Dans le cadre d’une stratégie continue de survie, les œuvres des artistes autochtones doivent être appréhendées à la lumière des concepts de la souveraineté et de l’autodétermination, et non pas uniquement sous l’angle de l’assimilation, de la colonialisation et des problèmes relatifs à l’affirmation de l’identité.*

Toutefois, bien avant l’invasion du continent par les Européens, la résilience était un principe central du savoir traditionnel et des pratiques coutumières autochtones, et l’est encore. Ainsi, dans la langue Kanien'kehá : ka (Mohawk), le mot yakaonnhahniron doit se comprendre comme « ils ont des vies — ils perdurent. » Il définit l’adaptabilité à long terme des cultures autochtones aux changements sociaux et environnementaux.†

L’exposition sur panneaux publicitaires Résilience est une réponse à l’appel à l’action 79 du rapport de la Commission de vérité et de réconciliation qui est d’intégrer « l’histoire, les valeurs patrimoniales et les pratiques de la mémoire autochtones au patrimoine et à l’histoire du Canada. » L’appel à l’action appuie l’établissement, en collaboration avec les organisations autochtones et les membres de la communauté artistique, d’un cadre de travail se rapportant à la réconciliation pour les besoins du patrimoine canadien et les activités de réconciliation. Ce projet est la réponse de MAWA (Mentoring Artists for Women's Art) à cet appel : un acte créateur de réconciliation et une célébration et commémoration publique de l’œuvre des femmes autochtones qui sont encore largement sousreprésentées, non seulement dans des postes de pouvoir en politique et en économie, mais aussi dans les arts.
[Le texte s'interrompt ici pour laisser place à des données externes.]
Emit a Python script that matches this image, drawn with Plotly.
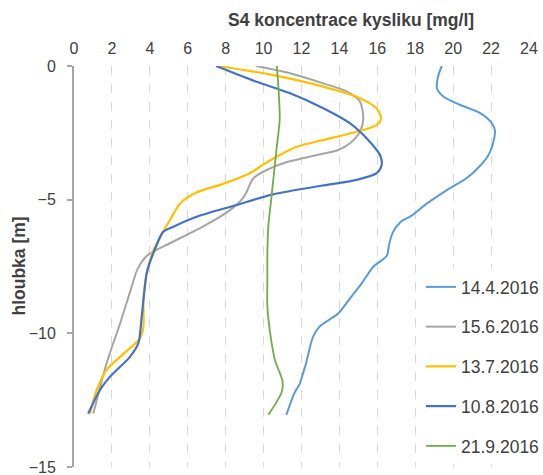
import plotly.graph_objects as go

# Dissolved oxygen profiles at station S4 (depth in m, concentration in mg/l)
labels = ["14.4.2016", "15.6.2016", "13.7.2016", "10.8.2016", "21.9.2016"]
colors = ["#5B9BD5", "#A5A5A5", "#FFC000", "#4472C4", "#70AD47"]
widths = [2, 2, 2.2, 2.2, 1.8]

depth_0414 = [0, -0.4, -0.85, -1.15, -1.45, -1.75, -2.1, -2.4, -2.9, -3.35, -3.75, -4.2,
              -4.65, -5.15, -5.6, -5.85, -6.25, -6.75, -7.1, -7.5, -8.1, -8.7, -9.25,
              -9.75, -10.15, -10.5, -11.1, -11.45, -11.9, -12.2, -13.05]
oxy_0414 = [19.4, 19.2, 19.15, 19.5, 20.35, 21.4, 22.0, 22.2, 22.1, 21.85, 21.4, 20.7,
            19.65, 18.6, 17.8, 17.2, 16.8, 16.6, 16.5, 15.8, 15.2, 14.55, 13.95,
            12.95, 12.6, 12.45, 12.25, 12.1, 11.9, 11.65, 11.2]

depth_0615 = [0, -0.27, -0.65, -0.96, -1.33, -1.96, -2.46, -2.89, -3.15, -3.3, -3.6,
              -3.89, -4.2, -4.7, -4.95, -5.39, -6.0, -6.63, -7.1, -7.6, -8.26, -9.63,
              -11.12, -13.0]
oxy_0615 = [9.6, 11.4, 13.15, 14.4, 15.08, 15.26, 15.08, 14.56, 13.9, 13.0, 11.2,
            10.16, 9.46, 9.11, 8.9, 8.23, 6.82, 5.06, 3.85, 3.35, 3.04, 2.43,
            1.72, 1.02]

depth_0713 = [0, -0.34, -0.77, -1.15, -1.58, -1.96, -2.21, -2.46, -2.77, -3.02, -3.33,
              -3.7, -4.0, -4.4, -4.75, -5.14, -5.76, -6.2, -6.88, -7.51, -8.13, -8.75,
              -9.75, -10.19, -10.44, -10.88, -11.37, -12.12, -13.0]
oxy_0713 = [7.6, 10.5, 13.15, 14.9, 15.95, 16.2, 15.95, 14.9, 13.15, 11.75, 10.85,
            9.95, 9.3, 7.9, 6.4, 5.6, 5.06, 4.7, 4.2, 3.92, 3.75, 3.66,
            3.66, 3.48, 3.13, 2.43, 1.72, 1.2, 0.84]

depth_0810 = [0, -0.59, -1.02, -1.58, -2.14, -2.83, -3.33, -3.7, -4.01, -4.26, -4.48,
              -4.8, -5.2, -5.64, -6.01, -6.2, -6.8, -7.7, -8.5, -9.38, -10.38, -10.88,
              -11.62, -12.12, -13.0]
oxy_0810 = [7.5, 9.63, 11.4, 13.15, 14.55, 15.6, 16.14, 16.23, 15.96, 14.9, 13.05,
            10.5, 8.58, 6.47, 5.24, 4.71, 4.3, 3.85, 3.7, 3.57, 3.39, 2.95,
            1.9, 1.37, 0.75]

depth_0921 = [0, -1, -2, -3, -4, -5, -6, -7, -8, -9, -10, -11, -11.8, -12.2, -13.05]
oxy_0921 = [10.7, 10.8, 10.85, 10.7, 10.55, 10.4, 10.25, 10.2, 10.2, 10.2, 10.35,
            10.6, 11.0, 10.95, 10.25]

series_x = [oxy_0414, oxy_0615, oxy_0713, oxy_0810, oxy_0921]
series_y = [depth_0414, depth_0615, depth_0713, depth_0810, depth_0921]

x_ticks = list(range(0, 25, 2))
y_ticks = [0, -5, -10, -15]

FONT = "Liberation Sans, Arial, sans-serif"
TEXT = "#404040"

fig = go.Figure()
for i, name in enumerate(labels):
    fig.add_trace(go.Scatter(
        x=series_x[i], y=series_y[i], mode="lines", name=name,
        legendgroup=name,
        line=dict(color=colors[i], width=widths[i], shape="spline", smoothing=0.8),
    ))

W, H = 543, 475
ml, mr, mt, mb = 74, 14, 66, 8
pw, ph = W - ml - mr, H - mt - mb

fig.update_layout(
    width=W, height=H,
    margin=dict(l=ml, r=mr, t=mt, b=mb, autoexpand=False),
    paper_bgcolor="white", plot_bgcolor="white",
    font=dict(family=FONT, size=16, color=TEXT),
    showlegend=True,
    legend=dict(
        x=(421 - ml) / pw, y=(H - mb - 269) / ph,
        xanchor="left", yanchor="top",
        bgcolor="white", borderwidth=0,
        font=dict(family=FONT, size=17.5, color=TEXT),
        tracegroupgap=14, itemwidth=30,
    ),
    xaxis=dict(
        side="top", range=[0, 24], tickvals=x_ticks,
        showgrid=True, gridcolor="#D9D9D9", griddash="dash", gridwidth=1,
        zeroline=False, showline=False, ticks="",
        ticklabelstandoff=8,
        tickfont=dict(family=FONT, size=16, color=TEXT),
    ),
    yaxis=dict(
        range=[-15, 0], tickvals=y_ticks,
        showgrid=False, zeroline=False,
        showline=True, linecolor="#A6A6A6", linewidth=2,
        ticks="outside", ticklen=5, tickcolor="#A6A6A6", tickwidth=1.5,
        ticklabelstandoff=8, ticklabeloverflow="allow",
        tickfont=dict(family=FONT, size=16, color=TEXT),
    ),
    annotations=[
        dict(text="<b>S4 koncentrace kysliku [mg/l]</b>", xref="paper", yref="paper",
             x=(351 - ml) / pw, y=(H - mb - 20) / ph,
             xanchor="center", yanchor="middle", showarrow=False,
             font=dict(family=FONT, size=17.5, color=TEXT)),
        dict(text="<b>hloubka [m]</b>", xref="paper", yref="paper",
             x=(18 - ml) / pw, y=0.5, textangle=-90,
             xanchor="center", yanchor="middle", showarrow=False,
             font=dict(family=FONT, size=17.5, color=TEXT)),
    ],
)

fig.write_html("out.html")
Le panneau est un puissant outil pour rejoindre un public nombreux et varié. Selon la Arbitron National In-Car Study édition 2009, les gens remarquent les affichages extérieurs, se rappellent le message et y sont sensibles.‡ Dans les grands centres urbains, automobilistes, usagers des transports en commun, cyclistes ou piétons peuvent voir l’image à maintes reprises. Le panneau jouit d’une visibilité incontournable et, lorsqu’il occupe une position stratégique dans un centre-ville, il peut attirer le regard de milliers de personnes par jour. C’est essentiel pour ce projet; c’est essentiel que tout le Canada participe au dialogue public national sur la réconciliation.

Les affiches de cette exposition nous incitent à repenser et reformuler le sens étroit de résilience que nous donnent les dictionnaires. Pour ces femmes artistes autochtones, la résilience est endurance, adaptabilité et souveraineté par rapport aux pratiques culturelles coutumières, aux identités contemporaines, à la terre et à l’impact des pratiques et stratégies coloniales.

Les techniques qu’elles utilisent et les objectifs qu’elles se définissent sont aussi complexes et divers que les artistes elles-mêmes. Ce grand projet pluraliste pancanadien envisage les relations qu’entretiennent les femmes autochtones avec la terre, le lieu, les pratiques coutumières et les problèmes actuels. Il ouvre de nouvelles perspectives sur des histoires, des idées et des lieux inexplorés et souvent négligés. Les œuvres reflètent le chevauchement en constante évolution des pratiques contemporaines et coutumières. Ensemble, elles rappellent le passé, expliquent le présent et invoquent le futur, tel que le conçoit chaque artiste.

* Jolene Rickard, « Sovereignty : A Line in the Sand, » Aperture 139 (été 1995) : 51.

† Niawen’kó : wa (Un grand merci) à David Kanatawakhon-Maracle qui m’a aidée avec le mohawk.